◆ **Data excerpt**:
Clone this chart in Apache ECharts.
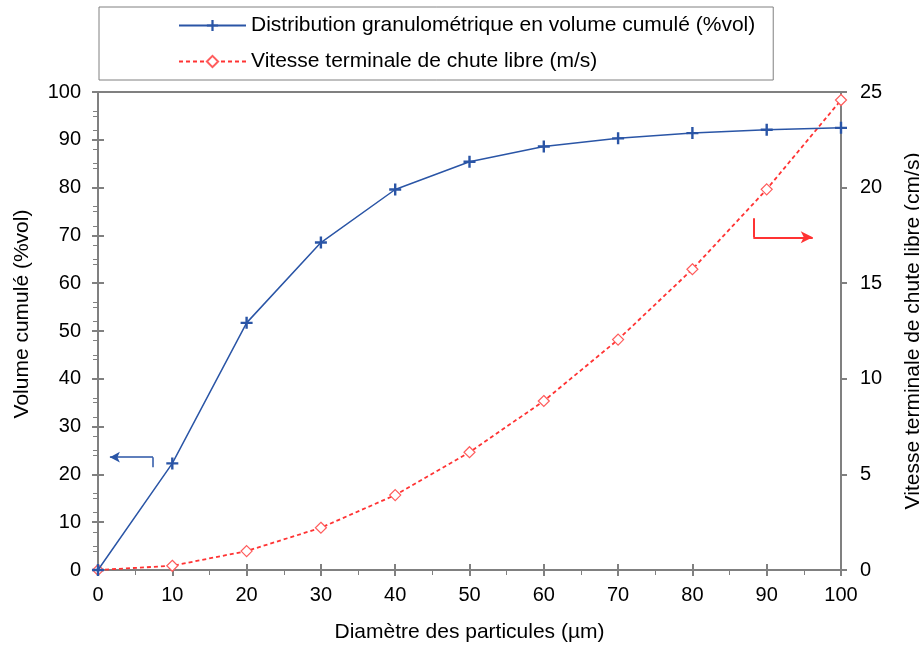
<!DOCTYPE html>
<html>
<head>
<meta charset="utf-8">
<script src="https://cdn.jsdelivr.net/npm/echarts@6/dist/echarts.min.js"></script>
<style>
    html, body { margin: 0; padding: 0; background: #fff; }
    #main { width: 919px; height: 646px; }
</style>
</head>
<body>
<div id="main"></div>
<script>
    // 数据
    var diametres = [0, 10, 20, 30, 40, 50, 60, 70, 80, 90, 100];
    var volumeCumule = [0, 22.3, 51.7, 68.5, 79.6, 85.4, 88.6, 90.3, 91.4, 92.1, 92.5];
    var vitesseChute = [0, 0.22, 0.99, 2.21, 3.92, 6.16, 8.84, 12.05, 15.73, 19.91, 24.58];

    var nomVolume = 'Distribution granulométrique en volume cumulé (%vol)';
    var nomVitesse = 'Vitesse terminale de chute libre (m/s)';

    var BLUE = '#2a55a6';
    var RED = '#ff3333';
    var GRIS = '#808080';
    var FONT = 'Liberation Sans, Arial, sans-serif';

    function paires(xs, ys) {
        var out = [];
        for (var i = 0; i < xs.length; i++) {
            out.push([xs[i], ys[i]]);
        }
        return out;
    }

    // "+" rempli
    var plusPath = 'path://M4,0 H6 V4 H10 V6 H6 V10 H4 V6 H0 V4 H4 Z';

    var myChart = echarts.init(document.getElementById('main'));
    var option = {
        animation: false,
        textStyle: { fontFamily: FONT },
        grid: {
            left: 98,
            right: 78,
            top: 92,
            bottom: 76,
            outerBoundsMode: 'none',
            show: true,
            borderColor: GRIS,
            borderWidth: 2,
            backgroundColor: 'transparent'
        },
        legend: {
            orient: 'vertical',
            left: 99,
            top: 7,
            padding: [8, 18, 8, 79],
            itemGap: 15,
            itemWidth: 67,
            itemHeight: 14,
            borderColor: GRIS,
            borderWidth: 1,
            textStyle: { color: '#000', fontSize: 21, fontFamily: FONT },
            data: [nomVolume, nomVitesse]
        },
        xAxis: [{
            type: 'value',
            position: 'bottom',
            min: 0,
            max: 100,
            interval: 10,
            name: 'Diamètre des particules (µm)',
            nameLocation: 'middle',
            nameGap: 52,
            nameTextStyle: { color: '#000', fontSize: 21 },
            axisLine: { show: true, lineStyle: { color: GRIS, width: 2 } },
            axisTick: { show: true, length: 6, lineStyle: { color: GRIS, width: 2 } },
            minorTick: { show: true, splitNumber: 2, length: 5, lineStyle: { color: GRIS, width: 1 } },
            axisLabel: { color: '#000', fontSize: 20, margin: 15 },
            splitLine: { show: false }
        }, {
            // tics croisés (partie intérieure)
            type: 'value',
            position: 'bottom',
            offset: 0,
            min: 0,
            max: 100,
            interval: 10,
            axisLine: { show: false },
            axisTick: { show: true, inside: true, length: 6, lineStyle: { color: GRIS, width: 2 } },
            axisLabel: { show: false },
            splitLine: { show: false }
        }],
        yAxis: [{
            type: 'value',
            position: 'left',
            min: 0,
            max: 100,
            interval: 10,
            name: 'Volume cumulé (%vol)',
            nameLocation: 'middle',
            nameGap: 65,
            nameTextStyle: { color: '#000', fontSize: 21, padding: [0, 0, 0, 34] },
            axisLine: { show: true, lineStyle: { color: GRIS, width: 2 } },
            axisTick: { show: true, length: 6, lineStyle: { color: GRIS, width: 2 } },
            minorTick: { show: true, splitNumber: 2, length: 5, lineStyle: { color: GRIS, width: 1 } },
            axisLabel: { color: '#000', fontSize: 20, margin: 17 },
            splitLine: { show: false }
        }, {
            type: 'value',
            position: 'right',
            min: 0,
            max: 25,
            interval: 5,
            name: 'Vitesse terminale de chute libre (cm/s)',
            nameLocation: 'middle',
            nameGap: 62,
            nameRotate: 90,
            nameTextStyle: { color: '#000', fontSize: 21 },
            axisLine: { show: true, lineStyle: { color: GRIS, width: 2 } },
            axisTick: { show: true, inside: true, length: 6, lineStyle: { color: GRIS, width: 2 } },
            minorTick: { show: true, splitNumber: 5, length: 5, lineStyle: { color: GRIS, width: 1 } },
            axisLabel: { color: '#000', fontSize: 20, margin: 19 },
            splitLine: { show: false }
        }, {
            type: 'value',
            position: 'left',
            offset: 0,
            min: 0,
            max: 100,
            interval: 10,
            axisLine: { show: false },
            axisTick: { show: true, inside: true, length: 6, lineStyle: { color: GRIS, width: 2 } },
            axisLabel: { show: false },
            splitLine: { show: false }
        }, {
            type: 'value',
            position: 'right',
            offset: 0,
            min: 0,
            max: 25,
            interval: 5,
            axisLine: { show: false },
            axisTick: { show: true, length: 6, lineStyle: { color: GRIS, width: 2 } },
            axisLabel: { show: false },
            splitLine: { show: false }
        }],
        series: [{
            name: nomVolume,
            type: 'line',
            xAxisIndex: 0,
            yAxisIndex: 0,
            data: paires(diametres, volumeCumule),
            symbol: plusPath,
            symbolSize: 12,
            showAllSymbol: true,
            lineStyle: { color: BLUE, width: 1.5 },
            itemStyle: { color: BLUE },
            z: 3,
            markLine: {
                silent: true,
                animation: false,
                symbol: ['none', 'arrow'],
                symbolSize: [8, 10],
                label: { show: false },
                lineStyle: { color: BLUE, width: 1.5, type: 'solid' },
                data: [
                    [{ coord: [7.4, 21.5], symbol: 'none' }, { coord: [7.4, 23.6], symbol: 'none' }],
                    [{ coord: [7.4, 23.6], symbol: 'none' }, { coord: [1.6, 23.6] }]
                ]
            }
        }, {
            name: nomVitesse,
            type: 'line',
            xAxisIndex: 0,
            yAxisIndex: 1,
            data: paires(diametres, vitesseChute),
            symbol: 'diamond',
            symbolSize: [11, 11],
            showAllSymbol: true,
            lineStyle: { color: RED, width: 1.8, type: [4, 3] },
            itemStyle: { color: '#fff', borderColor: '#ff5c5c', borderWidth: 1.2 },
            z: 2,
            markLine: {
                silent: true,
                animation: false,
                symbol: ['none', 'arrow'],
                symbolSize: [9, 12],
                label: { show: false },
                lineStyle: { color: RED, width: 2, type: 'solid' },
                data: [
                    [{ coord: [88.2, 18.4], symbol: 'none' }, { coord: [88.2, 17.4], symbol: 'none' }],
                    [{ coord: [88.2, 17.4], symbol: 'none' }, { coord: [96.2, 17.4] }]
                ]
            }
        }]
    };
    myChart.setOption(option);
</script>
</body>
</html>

◆ **Task objective**:
In your copy of the listing above, reproduce each line exactly and omit all pictures.

◆ **Correct result**:
Clone this chart in Apache ECharts.
<!DOCTYPE html>
<html>
<head>
<meta charset="utf-8">
<script src="https://cdn.jsdelivr.net/npm/echarts@6/dist/echarts.min.js"></script>
<style>
    html, body { margin: 0; padding: 0; background: #fff; }
    #main { width: 919px; height: 646px; }
</style>
</head>
<body>
<div id="main"></div>
<script>
    // 数据
    var diametres = [0, 10, 20, 30, 40, 50, 60, 70, 80, 90, 100];
    var volumeCumule = [0, 22.3, 51.7, 68.5, 79.6, 85.4, 88.6, 90.3, 91.4, 92.1, 92.5];
    var vitesseChute = [0, 0.22, 0.99, 2.21, 3.92, 6.16, 8.84, 12.05, 15.73, 19.91, 24.58];

    var nomVolume = 'Distribution granulométrique en volume cumulé (%vol)';
    var nomVitesse = 'Vitesse terminale de chute libre (m/s)';

    var BLUE = '#2a55a6';
    var RED = '#ff3333';
    var GRIS = '#808080';
    var FONT = 'Liberation Sans, Arial, sans-serif';

    function paires(xs, ys) {
        var out = [];
        for (var i = 0; i < xs.length; i++) {
            out.push([xs[i], ys[i]]);
        }
        return out;
    }

    // "+" rempli
    var plusPath = 'path://M4,0 H6 V4 H10 V6 H6 V10 H4 V6 H0 V4 H4 Z';

    var myChart = echarts.init(document.getElementById('main'));
    var option = {
        animation: false,
        textStyle: { fontFamily: FONT },
        grid: {
            left: 98,
            right: 78,
            top: 92,
            bottom: 76,
            outerBoundsMode: 'none',
            show: true,
            borderColor: GRIS,
            borderWidth: 2,
            backgroundColor: 'transparent'
        },
        legend: {
            orient: 'vertical',
            left: 99,
            top: 7,
            padding: [8, 18, 8, 79],
            itemGap: 15,
            itemWidth: 67,
            itemHeight: 14,
            borderColor: GRIS,
            borderWidth: 1,
            textStyle: { color: '#000', fontSize: 21, fontFamily: FONT },
            data: [nomVolume, nomVitesse]
        },
        xAxis: [{
            type: 'value',
            position: 'bottom',
            min: 0,
            max: 100,
            interval: 10,
            name: 'Diamètre des particules (µm)',
            nameLocation: 'middle',
            nameGap: 52,
            nameTextStyle: { color: '#000', fontSize: 21 },
            axisLine: { show: true, lineStyle: { color: GRIS, width: 2 } },
            axisTick: { show: true, length: 6, lineStyle: { color: GRIS, width: 2 } },
            minorTick: { show: true, splitNumber: 2, length: 5, lineStyle: { color: GRIS, width: 1 } },
            axisLabel: { color: '#000', fontSize: 20, margin: 15 },
            splitLine: { show: false }
        }, {
            // tics croisés (partie intérieure)
            type: 'value',
            position: 'bottom',
            offset: 0,
            min: 0,
            max: 100,
            interval: 10,
            axisLine: { show: false },
            axisTick: { show: true, inside: true, length: 6, lineStyle: { color: GRIS, width: 2 } },
            axisLabel: { show: false },
            splitLine: { show: false }
        }],
        yAxis: [{
            type: 'value',
            position: 'left',
            min: 0,
            max: 100,
            interval: 10,
            name: 'Volume cumulé (%vol)',
            nameLocation: 'middle',
            nameGap: 65,
            nameTextStyle: { color: '#000', fontSize: 21, padding: [0, 0, 0, 34] },
            axisLine: { show: true, lineStyle: { color: GRIS, width: 2 } },
            axisTick: { show: true, length: 6, lineStyle: { color: GRIS, width: 2 } },
            minorTick: { show: true, splitNumber: 2, length: 5, lineStyle: { color: GRIS, width: 1 } },
            axisLabel: { color: '#000', fontSize: 20, margin: 17 },
            splitLine: { show: false }
        }, {
            type: 'value',
            position: 'right',
            min: 0,
            max: 25,
            interval: 5,
            name: 'Vitesse terminale de chute libre (cm/s)',
            nameLocation: 'middle',
            nameGap: 62,
            nameRotate: 90,
            nameTextStyle: { color: '#000', fontSize: 21 },
            axisLine: { show: true, lineStyle: { color: GRIS, width: 2 } },
            axisTick: { show: true, inside: true, length: 6, lineStyle: { color: GRIS, width: 2 } },
            minorTick: { show: true, splitNumber: 5, length: 5, lineStyle: { color: GRIS, width: 1 } },
            axisLabel: { color: '#000', fontSize: 20, margin: 19 },
            splitLine: { show: false }
        }, {
            type: 'value',
            position: 'left',
            offset: 0,
            min: 0,
            max: 100,
            interval: 10,
            axisLine: { show: false },
            axisTick: { show: true, inside: true, length: 6, lineStyle: { color: GRIS, width: 2 } },
            axisLabel: { show: false },
            splitLine: { show: false }
        }, {
            type: 'value',
            position: 'right',
            offset: 0,
            min: 0,
            max: 25,
            interval: 5,
            axisLine: { show: false },
            axisTick: { show: true, length: 6, lineStyle: { color: GRIS, width: 2 } },
            axisLabel: { show: false },
            splitLine: { show: false }
        }],
        series: [{
            name: nomVolume,
            type: 'line',
            xAxisIndex: 0,
            yAxisIndex: 0,
            data: paires(diametres, volumeCumule),
            symbol: plusPath,
            symbolSize: 12,
            showAllSymbol: true,
            lineStyle: { color: BLUE, width: 1.5 },
            itemStyle: { color: BLUE },
            z: 3,
            markLine: {
                silent: true,
                animation: false,
                symbol: ['none', 'arrow'],
                symbolSize: [8, 10],
                label: { show: false },
                lineStyle: { color: BLUE, width: 1.5, type: 'solid' },
                data: [
                    [{ coord: [7.4, 21.5], symbol: 'none' }, { coord: [7.4, 23.6], symbol: 'none' }],
                    [{ coord: [7.4, 23.6], symbol: 'none' }, { coord: [1.6, 23.6] }]
                ]
            }
        }, {
            name: nomVitesse,
            type: 'line',
            xAxisIndex: 0,
            yAxisIndex: 1,
            data: paires(diametres, vitesseChute),
            symbol: 'diamond',
            symbolSize: [11, 11],
            showAllSymbol: true,
            lineStyle: { color: RED, width: 1.8, type: [4, 3] },
            itemStyle: { color: '#fff', borderColor: '#ff5c5c', borderWidth: 1.2 },
            z: 2,
            markLine: {
                silent: true,
                animation: false,
                symbol: ['none', 'arrow'],
                symbolSize: [9, 12],
                label: { show: false },
                lineStyle: { color: RED, width: 2, type: 'solid' },
                data: [
                    [{ coord: [88.2, 18.4], symbol: 'none' }, { coord: [88.2, 17.4], symbol: 'none' }],
                    [{ coord: [88.2, 17.4], symbol: 'none' }, { coord: [96.2, 17.4] }]
                ]
            }
        }]
    };
    myChart.setOption(option);
</script>
</body>
</html>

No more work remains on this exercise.